Dataset entries:
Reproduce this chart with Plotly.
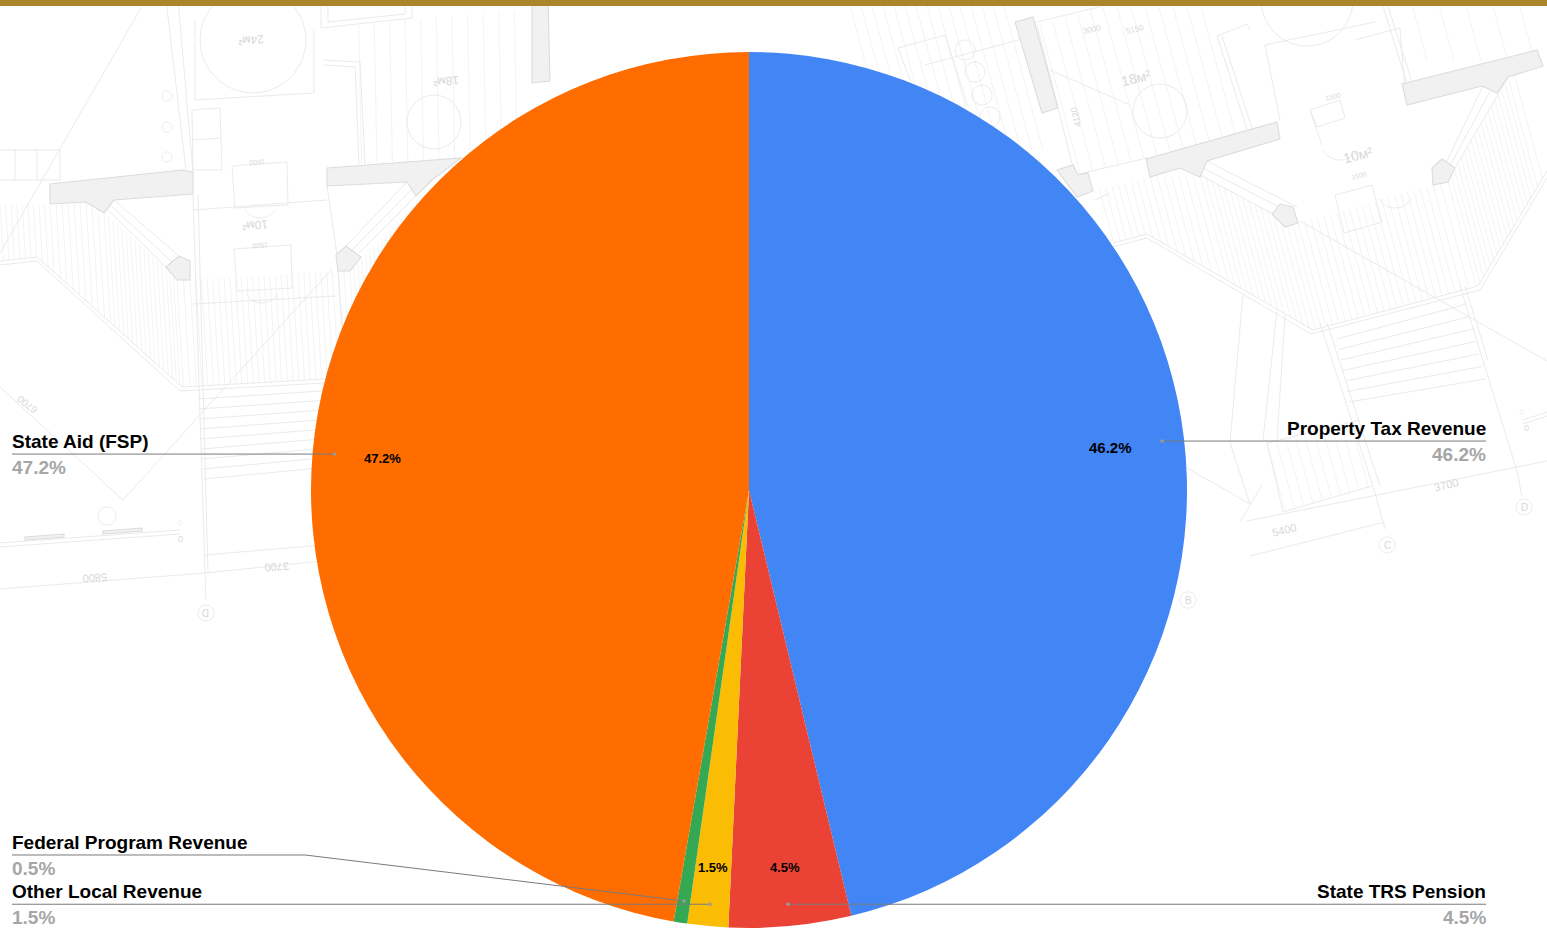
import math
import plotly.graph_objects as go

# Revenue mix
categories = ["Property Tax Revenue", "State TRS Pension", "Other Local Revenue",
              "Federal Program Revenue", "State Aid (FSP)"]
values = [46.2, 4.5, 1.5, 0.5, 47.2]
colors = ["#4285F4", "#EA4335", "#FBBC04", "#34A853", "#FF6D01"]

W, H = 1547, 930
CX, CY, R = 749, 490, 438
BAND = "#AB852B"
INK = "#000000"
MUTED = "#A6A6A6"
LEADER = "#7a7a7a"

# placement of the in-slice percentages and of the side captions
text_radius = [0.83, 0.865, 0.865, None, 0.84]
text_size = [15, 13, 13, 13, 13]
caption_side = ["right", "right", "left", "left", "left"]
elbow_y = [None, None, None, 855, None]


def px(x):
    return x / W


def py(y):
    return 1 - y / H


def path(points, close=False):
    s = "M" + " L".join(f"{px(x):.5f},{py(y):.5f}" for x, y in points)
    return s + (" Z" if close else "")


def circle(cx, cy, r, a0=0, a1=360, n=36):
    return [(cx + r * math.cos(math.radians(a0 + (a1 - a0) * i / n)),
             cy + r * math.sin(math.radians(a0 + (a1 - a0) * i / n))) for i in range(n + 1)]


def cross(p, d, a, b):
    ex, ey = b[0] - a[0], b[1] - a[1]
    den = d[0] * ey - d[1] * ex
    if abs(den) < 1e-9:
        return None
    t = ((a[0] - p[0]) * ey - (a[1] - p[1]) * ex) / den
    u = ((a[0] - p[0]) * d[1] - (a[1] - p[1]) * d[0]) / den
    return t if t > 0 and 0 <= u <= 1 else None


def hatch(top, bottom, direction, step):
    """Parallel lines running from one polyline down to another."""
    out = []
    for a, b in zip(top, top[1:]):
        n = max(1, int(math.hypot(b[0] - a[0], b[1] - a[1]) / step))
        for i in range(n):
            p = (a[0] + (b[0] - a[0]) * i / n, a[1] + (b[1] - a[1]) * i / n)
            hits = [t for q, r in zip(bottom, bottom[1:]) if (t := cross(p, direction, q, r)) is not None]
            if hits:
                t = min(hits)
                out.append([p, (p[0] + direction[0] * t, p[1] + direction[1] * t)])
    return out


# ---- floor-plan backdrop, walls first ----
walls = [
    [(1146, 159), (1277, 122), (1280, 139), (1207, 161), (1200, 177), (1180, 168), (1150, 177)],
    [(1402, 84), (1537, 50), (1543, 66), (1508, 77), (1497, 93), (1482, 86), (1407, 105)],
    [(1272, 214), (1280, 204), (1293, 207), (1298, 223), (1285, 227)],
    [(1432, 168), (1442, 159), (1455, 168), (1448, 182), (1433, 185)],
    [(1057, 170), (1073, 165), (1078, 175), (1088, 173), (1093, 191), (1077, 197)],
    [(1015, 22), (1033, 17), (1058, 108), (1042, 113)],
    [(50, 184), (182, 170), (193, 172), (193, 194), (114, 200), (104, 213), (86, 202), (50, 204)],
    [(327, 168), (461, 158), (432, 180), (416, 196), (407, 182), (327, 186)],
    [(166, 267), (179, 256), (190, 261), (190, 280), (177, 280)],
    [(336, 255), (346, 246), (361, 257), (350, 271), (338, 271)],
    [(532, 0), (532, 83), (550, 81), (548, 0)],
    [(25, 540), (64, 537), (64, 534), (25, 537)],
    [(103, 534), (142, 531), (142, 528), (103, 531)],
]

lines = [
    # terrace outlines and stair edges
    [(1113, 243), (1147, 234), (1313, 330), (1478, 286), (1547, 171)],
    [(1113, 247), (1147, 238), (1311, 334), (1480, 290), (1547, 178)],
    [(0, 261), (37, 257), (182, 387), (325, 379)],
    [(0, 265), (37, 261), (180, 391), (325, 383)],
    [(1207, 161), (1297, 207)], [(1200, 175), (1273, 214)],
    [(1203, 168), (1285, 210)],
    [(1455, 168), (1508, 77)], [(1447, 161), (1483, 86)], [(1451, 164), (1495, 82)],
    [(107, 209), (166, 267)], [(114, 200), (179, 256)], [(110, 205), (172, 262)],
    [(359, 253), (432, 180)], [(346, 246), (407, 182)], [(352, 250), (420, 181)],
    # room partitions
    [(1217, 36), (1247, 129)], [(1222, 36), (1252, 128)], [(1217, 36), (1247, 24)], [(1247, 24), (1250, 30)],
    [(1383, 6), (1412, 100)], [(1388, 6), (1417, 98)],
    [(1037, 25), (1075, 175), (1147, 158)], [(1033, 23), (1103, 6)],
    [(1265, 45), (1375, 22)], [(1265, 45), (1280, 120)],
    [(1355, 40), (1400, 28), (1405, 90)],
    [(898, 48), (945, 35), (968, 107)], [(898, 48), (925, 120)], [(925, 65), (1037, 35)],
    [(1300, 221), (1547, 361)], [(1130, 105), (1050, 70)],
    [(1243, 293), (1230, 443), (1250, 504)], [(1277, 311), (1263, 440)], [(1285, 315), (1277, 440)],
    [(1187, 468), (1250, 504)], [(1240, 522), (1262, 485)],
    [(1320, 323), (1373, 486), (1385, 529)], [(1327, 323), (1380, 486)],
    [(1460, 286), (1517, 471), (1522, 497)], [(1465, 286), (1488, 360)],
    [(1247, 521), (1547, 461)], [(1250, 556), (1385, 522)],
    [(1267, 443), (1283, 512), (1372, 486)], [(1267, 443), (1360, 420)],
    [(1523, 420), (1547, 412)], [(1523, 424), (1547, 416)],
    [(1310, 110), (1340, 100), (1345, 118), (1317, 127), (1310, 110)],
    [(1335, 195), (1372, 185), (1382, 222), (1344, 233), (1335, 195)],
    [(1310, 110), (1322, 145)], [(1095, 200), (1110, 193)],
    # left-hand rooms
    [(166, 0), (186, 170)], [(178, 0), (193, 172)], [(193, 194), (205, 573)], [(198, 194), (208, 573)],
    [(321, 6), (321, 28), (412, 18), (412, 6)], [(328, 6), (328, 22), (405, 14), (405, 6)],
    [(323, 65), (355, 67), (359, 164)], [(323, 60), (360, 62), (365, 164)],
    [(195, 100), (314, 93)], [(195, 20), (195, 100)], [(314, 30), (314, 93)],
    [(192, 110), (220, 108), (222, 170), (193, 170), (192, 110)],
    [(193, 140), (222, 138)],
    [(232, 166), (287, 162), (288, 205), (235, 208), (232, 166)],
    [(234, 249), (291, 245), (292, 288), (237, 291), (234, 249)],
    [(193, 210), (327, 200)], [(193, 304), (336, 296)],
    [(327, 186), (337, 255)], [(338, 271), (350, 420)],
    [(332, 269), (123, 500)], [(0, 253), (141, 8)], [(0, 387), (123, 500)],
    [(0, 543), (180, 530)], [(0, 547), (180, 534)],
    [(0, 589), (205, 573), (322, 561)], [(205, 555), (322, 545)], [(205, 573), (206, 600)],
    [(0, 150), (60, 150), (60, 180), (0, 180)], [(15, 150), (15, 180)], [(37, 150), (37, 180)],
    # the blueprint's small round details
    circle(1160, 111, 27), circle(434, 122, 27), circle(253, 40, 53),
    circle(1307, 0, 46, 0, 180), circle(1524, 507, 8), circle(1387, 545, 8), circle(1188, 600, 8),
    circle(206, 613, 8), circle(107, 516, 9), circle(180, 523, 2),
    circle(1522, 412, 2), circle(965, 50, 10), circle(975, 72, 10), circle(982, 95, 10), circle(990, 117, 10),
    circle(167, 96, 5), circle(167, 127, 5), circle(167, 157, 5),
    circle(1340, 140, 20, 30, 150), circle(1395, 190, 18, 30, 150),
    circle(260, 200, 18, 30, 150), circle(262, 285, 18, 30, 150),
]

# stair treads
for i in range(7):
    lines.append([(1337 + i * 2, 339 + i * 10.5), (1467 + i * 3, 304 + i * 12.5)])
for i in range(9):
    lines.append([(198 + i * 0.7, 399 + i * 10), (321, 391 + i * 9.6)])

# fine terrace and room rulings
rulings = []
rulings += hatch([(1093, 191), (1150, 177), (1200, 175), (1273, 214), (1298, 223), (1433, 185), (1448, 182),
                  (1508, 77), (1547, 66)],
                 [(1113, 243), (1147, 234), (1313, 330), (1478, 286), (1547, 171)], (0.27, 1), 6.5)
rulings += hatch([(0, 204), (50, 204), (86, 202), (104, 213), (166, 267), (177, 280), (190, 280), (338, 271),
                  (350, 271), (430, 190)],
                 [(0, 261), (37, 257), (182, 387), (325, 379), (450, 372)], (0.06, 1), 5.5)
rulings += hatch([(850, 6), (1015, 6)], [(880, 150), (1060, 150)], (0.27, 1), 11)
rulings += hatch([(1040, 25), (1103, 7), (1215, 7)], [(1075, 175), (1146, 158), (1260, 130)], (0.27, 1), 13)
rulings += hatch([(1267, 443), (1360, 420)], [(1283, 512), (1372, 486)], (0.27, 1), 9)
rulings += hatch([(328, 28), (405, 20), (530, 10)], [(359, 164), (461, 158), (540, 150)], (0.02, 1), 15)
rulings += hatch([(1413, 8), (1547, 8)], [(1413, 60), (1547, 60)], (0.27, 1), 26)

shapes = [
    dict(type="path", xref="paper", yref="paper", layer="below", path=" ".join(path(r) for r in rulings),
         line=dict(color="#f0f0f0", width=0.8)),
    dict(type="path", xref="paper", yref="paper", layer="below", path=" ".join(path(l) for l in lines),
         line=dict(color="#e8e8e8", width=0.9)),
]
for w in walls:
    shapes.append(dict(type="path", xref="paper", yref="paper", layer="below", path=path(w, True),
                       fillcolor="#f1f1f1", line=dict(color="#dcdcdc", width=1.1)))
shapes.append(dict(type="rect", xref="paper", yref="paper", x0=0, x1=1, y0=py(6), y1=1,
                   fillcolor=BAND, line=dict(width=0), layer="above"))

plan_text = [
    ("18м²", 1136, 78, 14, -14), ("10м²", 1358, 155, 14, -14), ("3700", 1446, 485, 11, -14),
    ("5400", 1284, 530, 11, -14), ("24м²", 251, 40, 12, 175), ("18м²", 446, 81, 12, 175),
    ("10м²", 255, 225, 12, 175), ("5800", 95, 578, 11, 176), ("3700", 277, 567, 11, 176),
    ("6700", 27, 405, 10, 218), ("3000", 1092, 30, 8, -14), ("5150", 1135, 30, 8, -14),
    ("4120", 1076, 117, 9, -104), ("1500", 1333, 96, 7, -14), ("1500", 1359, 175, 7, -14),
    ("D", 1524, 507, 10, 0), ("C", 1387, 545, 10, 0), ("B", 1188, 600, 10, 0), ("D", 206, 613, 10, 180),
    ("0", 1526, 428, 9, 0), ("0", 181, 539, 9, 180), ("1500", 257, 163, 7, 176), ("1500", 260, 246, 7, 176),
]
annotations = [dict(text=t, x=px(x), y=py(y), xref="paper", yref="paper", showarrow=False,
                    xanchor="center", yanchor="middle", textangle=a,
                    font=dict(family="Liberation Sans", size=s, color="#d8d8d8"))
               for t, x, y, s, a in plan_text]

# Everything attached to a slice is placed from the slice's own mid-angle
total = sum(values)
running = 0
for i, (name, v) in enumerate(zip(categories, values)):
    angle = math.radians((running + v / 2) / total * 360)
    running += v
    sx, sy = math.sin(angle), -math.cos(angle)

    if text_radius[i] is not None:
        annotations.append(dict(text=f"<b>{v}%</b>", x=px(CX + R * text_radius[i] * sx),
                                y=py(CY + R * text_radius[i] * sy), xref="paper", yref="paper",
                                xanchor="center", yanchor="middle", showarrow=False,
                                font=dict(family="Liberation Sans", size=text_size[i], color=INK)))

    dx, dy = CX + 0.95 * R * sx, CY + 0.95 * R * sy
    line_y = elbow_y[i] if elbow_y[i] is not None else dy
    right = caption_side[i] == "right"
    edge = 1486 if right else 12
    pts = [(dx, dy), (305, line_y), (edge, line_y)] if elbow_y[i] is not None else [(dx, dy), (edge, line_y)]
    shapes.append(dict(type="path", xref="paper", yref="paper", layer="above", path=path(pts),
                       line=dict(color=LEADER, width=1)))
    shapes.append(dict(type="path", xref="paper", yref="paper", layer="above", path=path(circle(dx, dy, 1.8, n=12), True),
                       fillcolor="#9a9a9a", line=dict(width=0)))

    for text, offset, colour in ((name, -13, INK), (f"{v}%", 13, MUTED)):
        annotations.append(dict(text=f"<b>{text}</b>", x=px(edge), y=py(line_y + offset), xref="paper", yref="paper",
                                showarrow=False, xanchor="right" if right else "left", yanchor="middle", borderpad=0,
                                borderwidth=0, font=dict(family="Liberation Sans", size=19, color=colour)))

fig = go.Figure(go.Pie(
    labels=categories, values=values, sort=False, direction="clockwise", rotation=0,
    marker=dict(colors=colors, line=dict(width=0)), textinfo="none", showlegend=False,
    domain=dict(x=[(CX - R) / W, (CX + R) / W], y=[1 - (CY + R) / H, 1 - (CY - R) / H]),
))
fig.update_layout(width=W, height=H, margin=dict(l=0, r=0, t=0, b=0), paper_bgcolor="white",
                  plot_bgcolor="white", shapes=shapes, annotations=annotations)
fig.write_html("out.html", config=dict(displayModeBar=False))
* * *
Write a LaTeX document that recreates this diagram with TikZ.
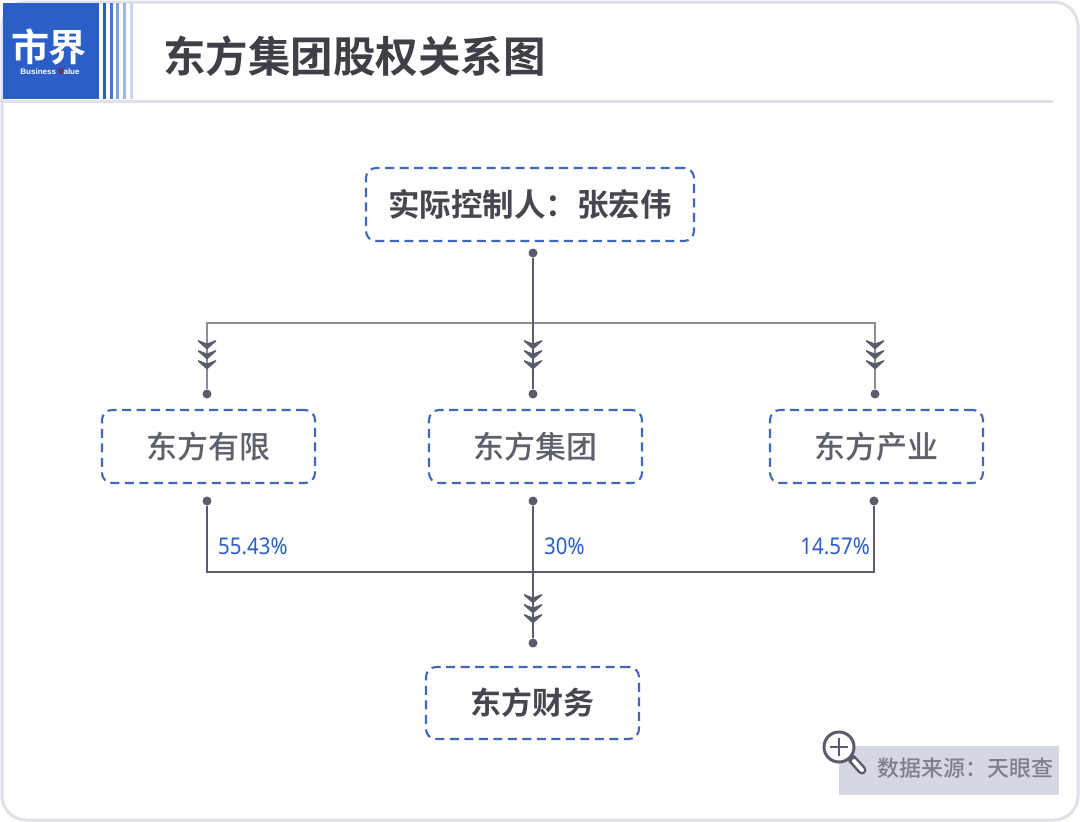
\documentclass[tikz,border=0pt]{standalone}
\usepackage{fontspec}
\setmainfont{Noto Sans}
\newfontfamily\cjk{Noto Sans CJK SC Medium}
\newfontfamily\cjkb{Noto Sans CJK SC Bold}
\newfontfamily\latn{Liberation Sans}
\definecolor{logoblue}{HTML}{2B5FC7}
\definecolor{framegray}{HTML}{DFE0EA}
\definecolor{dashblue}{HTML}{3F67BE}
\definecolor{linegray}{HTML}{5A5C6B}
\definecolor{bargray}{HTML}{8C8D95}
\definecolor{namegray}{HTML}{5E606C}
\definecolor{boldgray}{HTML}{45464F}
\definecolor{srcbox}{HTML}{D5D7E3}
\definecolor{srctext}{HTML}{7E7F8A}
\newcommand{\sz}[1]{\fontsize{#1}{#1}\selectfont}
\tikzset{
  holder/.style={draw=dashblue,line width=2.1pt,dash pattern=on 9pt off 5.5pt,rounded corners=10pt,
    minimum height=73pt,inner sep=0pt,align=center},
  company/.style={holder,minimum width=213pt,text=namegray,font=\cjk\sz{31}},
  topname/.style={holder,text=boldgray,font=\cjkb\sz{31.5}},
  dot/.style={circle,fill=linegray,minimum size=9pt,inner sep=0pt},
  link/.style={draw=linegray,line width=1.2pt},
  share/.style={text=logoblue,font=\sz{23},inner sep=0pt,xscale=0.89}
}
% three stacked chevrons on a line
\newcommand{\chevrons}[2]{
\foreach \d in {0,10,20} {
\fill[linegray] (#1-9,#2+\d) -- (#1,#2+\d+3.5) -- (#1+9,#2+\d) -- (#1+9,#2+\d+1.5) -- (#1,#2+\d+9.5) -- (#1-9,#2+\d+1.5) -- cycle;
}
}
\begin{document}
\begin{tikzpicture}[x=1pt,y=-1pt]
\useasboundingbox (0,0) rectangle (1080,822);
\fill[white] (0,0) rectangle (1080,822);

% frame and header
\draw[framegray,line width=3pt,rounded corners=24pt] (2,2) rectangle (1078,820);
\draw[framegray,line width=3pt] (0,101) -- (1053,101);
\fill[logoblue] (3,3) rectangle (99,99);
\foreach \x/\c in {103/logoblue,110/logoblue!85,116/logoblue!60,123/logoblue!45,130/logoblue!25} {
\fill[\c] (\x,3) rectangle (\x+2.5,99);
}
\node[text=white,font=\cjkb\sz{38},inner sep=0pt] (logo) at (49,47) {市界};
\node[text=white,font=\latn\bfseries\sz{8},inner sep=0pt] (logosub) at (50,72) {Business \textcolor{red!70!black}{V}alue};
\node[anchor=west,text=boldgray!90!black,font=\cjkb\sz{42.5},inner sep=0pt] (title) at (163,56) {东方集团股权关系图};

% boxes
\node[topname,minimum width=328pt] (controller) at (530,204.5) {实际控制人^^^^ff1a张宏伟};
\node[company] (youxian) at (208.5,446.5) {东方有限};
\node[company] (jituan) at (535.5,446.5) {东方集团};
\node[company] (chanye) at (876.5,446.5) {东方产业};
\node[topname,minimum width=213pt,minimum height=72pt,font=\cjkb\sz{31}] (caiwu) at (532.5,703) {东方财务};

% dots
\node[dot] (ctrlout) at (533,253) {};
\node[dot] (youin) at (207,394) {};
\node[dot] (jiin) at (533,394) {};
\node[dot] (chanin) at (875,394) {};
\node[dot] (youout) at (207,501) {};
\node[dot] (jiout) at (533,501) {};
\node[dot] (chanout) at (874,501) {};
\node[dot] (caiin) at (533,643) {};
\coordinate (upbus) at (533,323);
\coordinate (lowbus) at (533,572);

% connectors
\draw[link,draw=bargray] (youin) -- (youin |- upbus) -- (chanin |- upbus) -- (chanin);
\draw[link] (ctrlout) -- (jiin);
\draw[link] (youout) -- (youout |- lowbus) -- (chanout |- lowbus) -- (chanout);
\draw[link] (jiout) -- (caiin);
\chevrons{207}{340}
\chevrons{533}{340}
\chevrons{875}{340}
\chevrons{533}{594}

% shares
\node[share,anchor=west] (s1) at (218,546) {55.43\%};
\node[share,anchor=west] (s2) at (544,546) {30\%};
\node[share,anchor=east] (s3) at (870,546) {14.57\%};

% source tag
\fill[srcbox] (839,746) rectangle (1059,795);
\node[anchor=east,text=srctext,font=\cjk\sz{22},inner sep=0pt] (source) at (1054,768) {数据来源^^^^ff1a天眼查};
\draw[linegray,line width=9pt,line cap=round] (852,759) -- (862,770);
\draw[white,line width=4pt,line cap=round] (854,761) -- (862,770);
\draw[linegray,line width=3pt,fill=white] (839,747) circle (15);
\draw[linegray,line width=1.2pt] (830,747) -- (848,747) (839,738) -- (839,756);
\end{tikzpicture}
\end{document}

Your task: Within the entries above, give again exactly the lines starting at the one that contains "Write a LaTeX" and ending at the one that contains "sep=0pt] (title) at", leaving out the pictures.

Response to this task:
Write a LaTeX document that recreates this diagram with TikZ.
\documentclass[tikz,border=0pt]{standalone}
\usepackage{fontspec}
\setmainfont{Noto Sans}
\newfontfamily\cjk{Noto Sans CJK SC Medium}
\newfontfamily\cjkb{Noto Sans CJK SC Bold}
\newfontfamily\latn{Liberation Sans}
\definecolor{logoblue}{HTML}{2B5FC7}
\definecolor{framegray}{HTML}{DFE0EA}
\definecolor{dashblue}{HTML}{3F67BE}
\definecolor{linegray}{HTML}{5A5C6B}
\definecolor{bargray}{HTML}{8C8D95}
\definecolor{namegray}{HTML}{5E606C}
\definecolor{boldgray}{HTML}{45464F}
\definecolor{srcbox}{HTML}{D5D7E3}
\definecolor{srctext}{HTML}{7E7F8A}
\newcommand{\sz}[1]{\fontsize{#1}{#1}\selectfont}
\tikzset{
  holder/.style={draw=dashblue,line width=2.1pt,dash pattern=on 9pt off 5.5pt,rounded corners=10pt,
    minimum height=73pt,inner sep=0pt,align=center},
  company/.style={holder,minimum width=213pt,text=namegray,font=\cjk\sz{31}},
  topname/.style={holder,text=boldgray,font=\cjkb\sz{31.5}},
  dot/.style={circle,fill=linegray,minimum size=9pt,inner sep=0pt},
  link/.style={draw=linegray,line width=1.2pt},
  share/.style={text=logoblue,font=\sz{23},inner sep=0pt,xscale=0.89}
}
% three stacked chevrons on a line
\newcommand{\chevrons}[2]{
\foreach \d in {0,10,20} {
\fill[linegray] (#1-9,#2+\d) -- (#1,#2+\d+3.5) -- (#1+9,#2+\d) -- (#1+9,#2+\d+1.5) -- (#1,#2+\d+9.5) -- (#1-9,#2+\d+1.5) -- cycle;
}
}
\begin{document}
\begin{tikzpicture}[x=1pt,y=-1pt]
\useasboundingbox (0,0) rectangle (1080,822);
\fill[white] (0,0) rectangle (1080,822);

% frame and header
\draw[framegray,line width=3pt,rounded corners=24pt] (2,2) rectangle (1078,820);
\draw[framegray,line width=3pt] (0,101) -- (1053,101);
\fill[logoblue] (3,3) rectangle (99,99);
\foreach \x/\c in {103/logoblue,110/logoblue!85,116/logoblue!60,123/logoblue!45,130/logoblue!25} {
\fill[\c] (\x,3) rectangle (\x+2.5,99);
}
\node[text=white,font=\cjkb\sz{38},inner sep=0pt] (logo) at (49,47) {市界};
\node[text=white,font=\latn\bfseries\sz{8},inner sep=0pt] (logosub) at (50,72) {Business \textcolor{red!70!black}{V}alue};
\node[anchor=west,text=boldgray!90!black,font=\cjkb\sz{42.5},inner sep=0pt] (title) at (163,56) {东方集团股权关系图};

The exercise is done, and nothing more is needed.